Sunday, July 19, 2009

I go to seek a Great Perhaps


This weekend I finished reading Looking for Alaska, my 3rd John Green novel in as many weeks and definitely my favourite. The novel is about a 16 year old boy named Miles (ironically nicknamed Pudge due to his lankiness) who is sick of the simple, safe life he leads and is obsessed with famous last words. After reading the poet Francois Rabelais' dying declaration 'I go to seek a Great Perhaps' Miles decides that he doesn't want to wait until he dies to start seeking his Great Perhaps, so he does something completely out of his comfort zone and enrols in an out-of-state boarding school - away from everyone and everything he knew before. It's at Culver Creek that Pudge makes the best friends he has ever known and falls in love with a girl named Alaska Young.

(*spoiler alert*)

About halfway through the book's tone completely changes as Alaska tragically dies in a drunk-driving car crash. The second half of the novel deals with Pudge's guilt, his love and his struggle to continue his way through the labyrinth without her.

There is a lot of brilliant writing and a lot of famous last words in this book. Here are some of my favourite quotes:

"...I jogged afterhim, trailing in his wake. I wanted to be one of those people who have streaks to maintain, who scorch the ground with their intensity. But for now, at least I knew such people, and they needed me, just like comets need tails "

"You've got a lifetime to mull over the Buddhist understanding of interconnectedness." He spoke every sentence as if he'd written it down, memorised it and was now reciting it. "But while you were looking out the window, you missed the chance to explore the equally interesting Buddhist belief in being present for every facet of your daily life, of being truly present. Be present in this class. And then, when it's over, be present out there," he said nodding toward the lake and beyond.
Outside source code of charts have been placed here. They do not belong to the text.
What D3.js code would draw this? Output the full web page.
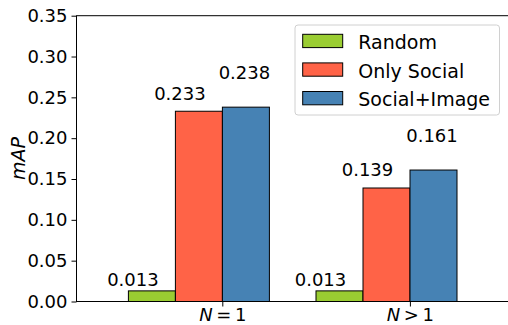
<!DOCTYPE html>
<html>
<head>
<meta charset="utf-8">
<script src="https://cdn.jsdelivr.net/npm/d3@7"></script>
<style>
  html, body { margin: 0; padding: 0; background: #fff; }
  svg { display: block; font-family: "DejaVu Sans", sans-serif; }
</style>
</head>
<body>
<svg id="chart" width="508" height="325"></svg>
<script>
// ---- data ----
const groups = ["N=1", "N>1"];
const groupRel = ["=", ">"];
const seriesNames = ["Random", "Only Social", "Social+Image"];
const seriesColors = ["#9acd32", "#ff6347", "#4682b4"];
const valuesRandom = [0.013, 0.013];
const valuesOnlySocial = [0.233, 0.139];
const valuesSocialImage = [0.238, 0.161];
const yTicks = [0.00, 0.05, 0.10, 0.15, 0.20, 0.25, 0.30, 0.35];

const seriesValues = [valuesRandom, valuesOnlySocial, valuesSocialImage];

(function () {
// ---- layout ----
const svg = d3.select("#chart");
const pLeft = 76.5, pTop = 15.7, pBottom = 301.5, pRight = 520;
const fs = 18;

const y = d3.scaleLinear().domain([0, 0.35]).range([pBottom, pTop]);
const x0 = d3.scaleBand().domain(groups).range([129, 504.2]).padding(0);
// group tick sits at the boundary between 2nd and 3rd bar
const x1 = d3.scaleBand().domain(seriesNames).range([-94.4, 46.6]).padding(0);

// bars
const g = svg.append("g");
groups.forEach((grp, gi) => {
  const cx = x0(grp) + x0.bandwidth() / 2;
  seriesNames.forEach((s, si) => {
    const v = seriesValues[si][gi];
    g.append("rect")
      .attr("x", cx + x1(s))
      .attr("y", y(v))
      .attr("width", x1.bandwidth())
      .attr("height", y(0) - y(v))
      .attr("fill", seriesColors[si])
      .attr("stroke", "#000")
      .attr("stroke-width", 1);
  });
});

// value labels
const labelDx = [-19, -19, -1.5];
const labelDy = [5, 11.5, 28.5];
groups.forEach((grp, gi) => {
  const cx = x0(grp) + x0.bandwidth() / 2;
  seriesNames.forEach((s, si) => {
    const v = seriesValues[si][gi];
    svg.append("text")
      .attr("x", cx + x1(s) + x1.bandwidth() / 2 + labelDx[si])
      .attr("y", y(v) - labelDy[si])
      .attr("text-anchor", "middle")
      .attr("font-size", fs)
      .attr("fill", "#000")
      .text(v.toFixed(3));
  });
});

// y axis
const yAxis = d3.axisLeft(y).tickValues(yTicks).tickFormat(d3.format(".2f")).tickSize(5).tickPadding(4);
const ya = svg.append("g").attr("transform", `translate(${pLeft},0)`).call(yAxis);
ya.select(".domain").remove();
ya.selectAll("text").attr("font-size", fs).attr("font-family", "DejaVu Sans").attr("fill", "#000");
ya.selectAll("line").attr("stroke", "#000").attr("stroke-width", 1);

// x axis
const xa = svg.append("g").attr("transform", `translate(0,${pBottom})`);
groups.forEach((grp, gi) => {
  const cx = x0(grp) + x0.bandwidth() / 2;
  xa.append("line").attr("x1", cx).attr("x2", cx).attr("y1", 0).attr("y2", 5).attr("stroke", "#000");
  const t = xa.append("text").attr("x", cx).attr("y", 19.5).attr("text-anchor", "middle")
    .attr("font-size", fs).attr("fill", "#000");
  t.append("tspan").attr("font-style", "italic").text("N");
  t.append("tspan").text("\u2009" + groupRel[gi] + "\u20091");
});

// spines
svg.append("rect").attr("x", pLeft).attr("y", pTop).attr("width", pRight - pLeft).attr("height", pBottom - pTop)
  .attr("fill", "none").attr("stroke", "#000").attr("stroke-width", 1);

// y label
svg.append("text")
  .attr("transform", `translate(25,158.4) rotate(-90)`)
  .attr("text-anchor", "middle")
  .attr("font-size", 19)
  .attr("font-style", "italic")
  .attr("fill", "#000")
  .text("mAP");

// legend
const lg = svg.append("g");
lg.append("rect").attr("x", 295).attr("y", 25).attr("width", 204.5).attr("height", 90)
  .attr("rx", 3).attr("fill", "rgba(255,255,255,0.8)").attr("stroke", "#d0d0d0").attr("stroke-width", 1);
seriesNames.forEach((s, si) => {
  const ry = 34.3 + si * 28.6;
  lg.append("rect").attr("x", 302.7).attr("y", ry).attr("width", 40).attr("height", 13.3)
    .attr("fill", seriesColors[si]).attr("stroke", "#000").attr("stroke-width", 1);
  lg.append("text").attr("x", 358.3).attr("y", ry + 14.7).attr("font-size", 19).attr("fill", "#000").text(s);
});
})();
</script>
</body>
</html>
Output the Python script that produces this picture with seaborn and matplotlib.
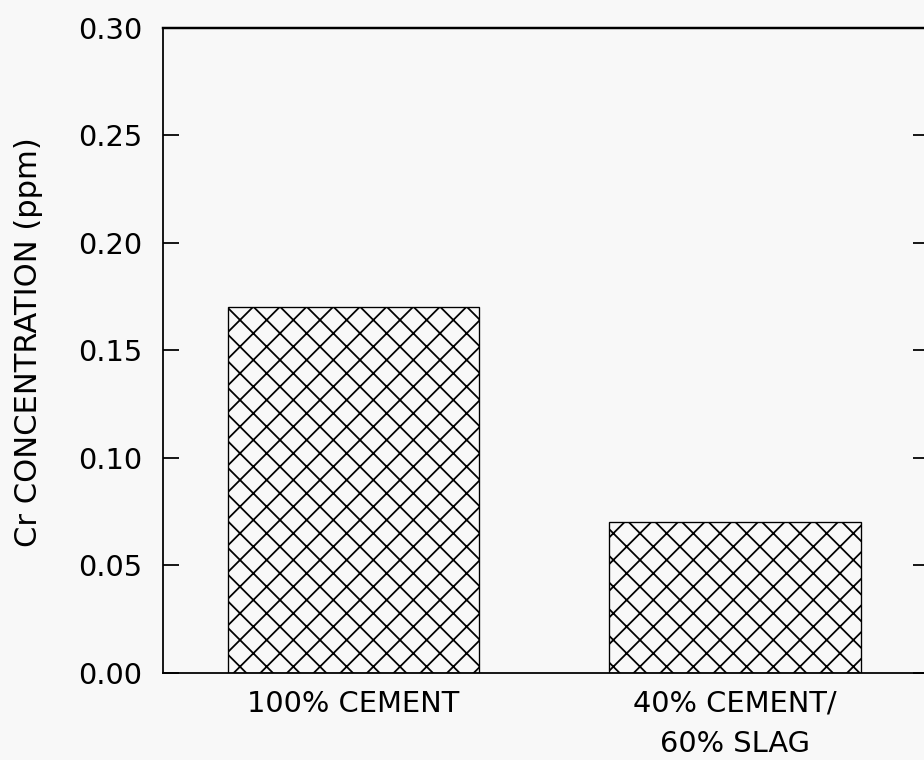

“How will I ever get out of this labyrinth?” (Simon Bolivar)

"Imagining the future is a kind of nostalgia"

"You spend your whole lif stuck in the labyrinth, thinking about how you'll escape it one day, and how awesome it will be, and imagining the future keeps you going, but you never do it. You just use the future to escape the present. "

"For she had embodied the Great Perhaps - she had proved to me that it was worth it to leave behind my minor life for grander maybes."

"Everything that comes together falls apart"

"When you stopped wishing things wouldn't fall apart, you'd stop suffering when they did."

"It always shocked me when I realised that I wasn't the only person in the world who thought and felt such strange and awful things."

"...we had to forgive to survive in the labyrinth."

"I thought for a long time that the way out of the labyrinth was to pretend that it did not exist, to build a small self-sufficient world in a back corner of the endless maze and to pretend that I was not lost, but home. But that only led to a lonely life accompanied by the last words of the already-dead, so I came here looking for a Great Perhaps, for real friends and a more-than-minor life."